Мои слова вызвали у нее легкий смех, и меня охватила дрожь. Тут-то я и увидел, что у нее нежные карие глаза. Она покраснела и опустила взгляд на скатерть.
– Спасибо, Чарли. – Тут она взяла меня за руку.
Такое со мной проделали впервые, и это придало мне смелости. Я подался вперед, и с языка сорвалось:
– Вы мне очень нравитесь.
Я испугался, что она сейчас расхохочется, но она кивнула и улыбнулась:
– Ты мне тоже нравишься, Чарли.
– Но вы мне не просто нравитесь. Я хотел сказать… черт! Даже не знаю, что я хотел сказать.
Я чувствовал, как кровь прилила к щекам, и не знал, куда смотреть и что мне делать с моими руками. Я уронил вилку, а когда наклонился, чтобы ее поднять, опрокинул стакан воды ей на платье. Ну вот, снова сделался таким неуклюжим. Решил извиниться, но язык прилип ко рту.

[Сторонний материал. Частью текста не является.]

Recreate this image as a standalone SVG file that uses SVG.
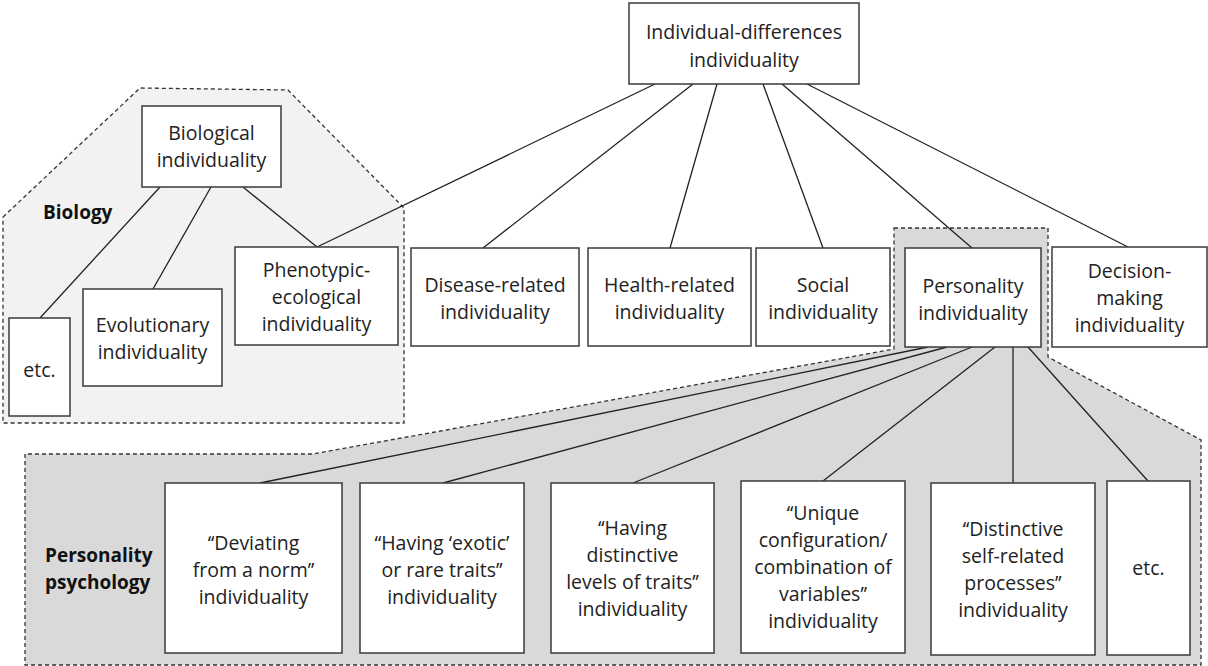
<svg xmlns="http://www.w3.org/2000/svg" width="1208" height="666" viewBox="0 0 1208 666">
<style>
.box{fill:#fff;stroke:#3a3a3a;stroke-width:1.5}
.reg{stroke:#333;stroke-width:1.3;stroke-dasharray:4 3}
.t{font-family:"Open Sans","Noto Sans",sans-serif;font-size:19.5px;fill:#222;text-anchor:middle}
.b{font-family:"Open Sans","Noto Sans",sans-serif;font-size:19px;font-weight:bold;fill:#111;text-anchor:start}
#connectors line{stroke:#222;stroke-width:1.3}
</style>
<rect width="1208" height="666" fill="#fff"/>
<g id="biology-region">
<polygon class="reg" fill="#f2f2f2" points="3,217 140,88 288,90 404,208 404,423 3,423"/>
<text class="b" x="43" y="219">Biology</text>
</g>
<g id="personality-region">
<polygon class="reg" fill="#d9d9d9" points="894,228 1048,228 1048,357 1201,440 1201,665 25,665 25,454 313,454 894,349"/>
<text class="b" x="45" y="562">Personality</text>
<text class="b" x="45" y="589">psychology</text>
</g>
<g id="connectors">
<line x1="655" y1="84" x2="317" y2="247"/>
<line x1="693" y1="84" x2="483" y2="248"/>
<line x1="717" y1="84" x2="670" y2="248"/>
<line x1="763" y1="84" x2="823" y2="248"/>
<line x1="782" y1="84" x2="972" y2="248"/>
<line x1="807" y1="84" x2="1128" y2="247"/>
<line x1="160" y1="187" x2="40" y2="318"/>
<line x1="211" y1="187" x2="153" y2="289"/>
<line x1="243" y1="187" x2="317" y2="247"/>
<line x1="928" y1="347" x2="260" y2="483"/>
<line x1="947" y1="347" x2="443" y2="483"/>
<line x1="972" y1="347" x2="633" y2="483"/>
<line x1="995" y1="347" x2="823" y2="481"/>
<line x1="1013" y1="347" x2="1013" y2="483"/>
<line x1="1028" y1="347" x2="1148" y2="481"/>
</g>
<g id="n-top">
<rect class="box" x="629" y="3" width="230" height="81"/>
<text class="t" x="744" y="39">Individual-differences</text>
<text class="t" x="744" y="67">individuality</text>
</g>
<g id="n-biological">
<rect class="box" x="142" y="106" width="139" height="81"/>
<text class="t" x="211.5" y="140">Biological</text>
<text class="t" x="211.5" y="167">individuality</text>
</g>
<g id="n-bio-etc">
<rect class="box" x="9" y="318" width="61" height="98"/>
<text class="t" x="39.5" y="377">etc.</text>
</g>
<g id="n-evolutionary">
<rect class="box" x="83" y="289" width="139" height="97"/>
<text class="t" x="152.5" y="332">Evolutionary</text>
<text class="t" x="152.5" y="359">individuality</text>
</g>
<g id="n-phenotypic">
<rect class="box" x="235" y="247" width="163" height="98"/>
<text class="t" x="316.5" y="277">Phenotypic-</text>
<text class="t" x="316.5" y="304">ecological</text>
<text class="t" x="316.5" y="331">individuality</text>
</g>
<g id="n-disease">
<rect class="box" x="411" y="248" width="168" height="98"/>
<text class="t" x="495" y="292">Disease-related</text>
<text class="t" x="495" y="319">individuality</text>
</g>
<g id="n-health">
<rect class="box" x="588" y="248" width="163" height="98"/>
<text class="t" x="669.5" y="292">Health-related</text>
<text class="t" x="669.5" y="319">individuality</text>
</g>
<g id="n-social">
<rect class="box" x="756" y="248" width="134" height="98"/>
<text class="t" x="823" y="292">Social</text>
<text class="t" x="823" y="319">individuality</text>
</g>
<g id="n-personality">
<rect class="box" x="905" y="248" width="136" height="99"/>
<text class="t" x="973" y="293">Personality</text>
<text class="t" x="973" y="320">individuality</text>
</g>
<g id="n-decision">
<rect class="box" x="1052" y="247" width="155" height="100"/>
<text class="t" x="1129.5" y="278">Decision-</text>
<text class="t" x="1129.5" y="305">making</text>
<text class="t" x="1129.5" y="332">individuality</text>
</g>
<g id="n-deviating">
<rect class="box" x="165" y="483" width="177" height="170"/>
<text class="t" x="253.5" y="550">‘‘Deviating</text>
<text class="t" x="253.5" y="577">from a norm’’</text>
<text class="t" x="253.5" y="604">individuality</text>
</g>
<g id="n-exotic">
<rect class="box" x="360" y="483" width="164" height="170"/>
<text class="t" x="442" y="550">‘‘Having ‘exotic’</text>
<text class="t" x="442" y="577">or rare traits’’</text>
<text class="t" x="442" y="604">individuality</text>
</g>
<g id="n-levels">
<rect class="box" x="551" y="483" width="163" height="170"/>
<text class="t" x="632.5" y="535">‘‘Having</text>
<text class="t" x="632.5" y="562">distinctive</text>
<text class="t" x="632.5" y="589">levels of traits’’</text>
<text class="t" x="632.5" y="616">individuality</text>
</g>
<g id="n-unique">
<rect class="box" x="741" y="481" width="164" height="172"/>
<text class="t" x="823" y="520">‘‘Unique</text>
<text class="t" x="823" y="547">configuration/</text>
<text class="t" x="823" y="574">combination of</text>
<text class="t" x="823" y="601">variables’’</text>
<text class="t" x="823" y="628">individuality</text>
</g>
<g id="n-self">
<rect class="box" x="931" y="483" width="164" height="172"/>
<text class="t" x="1013" y="536">‘‘Distinctive</text>
<text class="t" x="1013" y="563">self-related</text>
<text class="t" x="1013" y="590">processes’’</text>
<text class="t" x="1013" y="617">individuality</text>
</g>
<g id="n-pers-etc">
<rect class="box" x="1107" y="481" width="83" height="174"/>
<text class="t" x="1148.5" y="575">etc.</text>
</g>
</svg>
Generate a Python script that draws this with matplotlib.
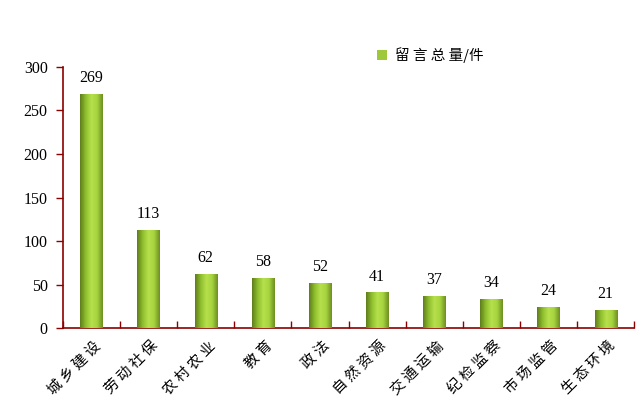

– Ничего страшного, Чарли, – постаралась меня успокоить она. – Это всего лишь вода. Не надо так переживать.
В такси по дороге домой мы долго молчали, а потом она положила свою сумочку, выровняла мне галстук и поправила носовой платок в моем нагрудном кармане.
– Ты так сильно расстроился, Чарли.
– Я чувствую себя глупо.
– Мне не надо было говорить на эту тему. Я заставила тебя погрузиться в самоанализ.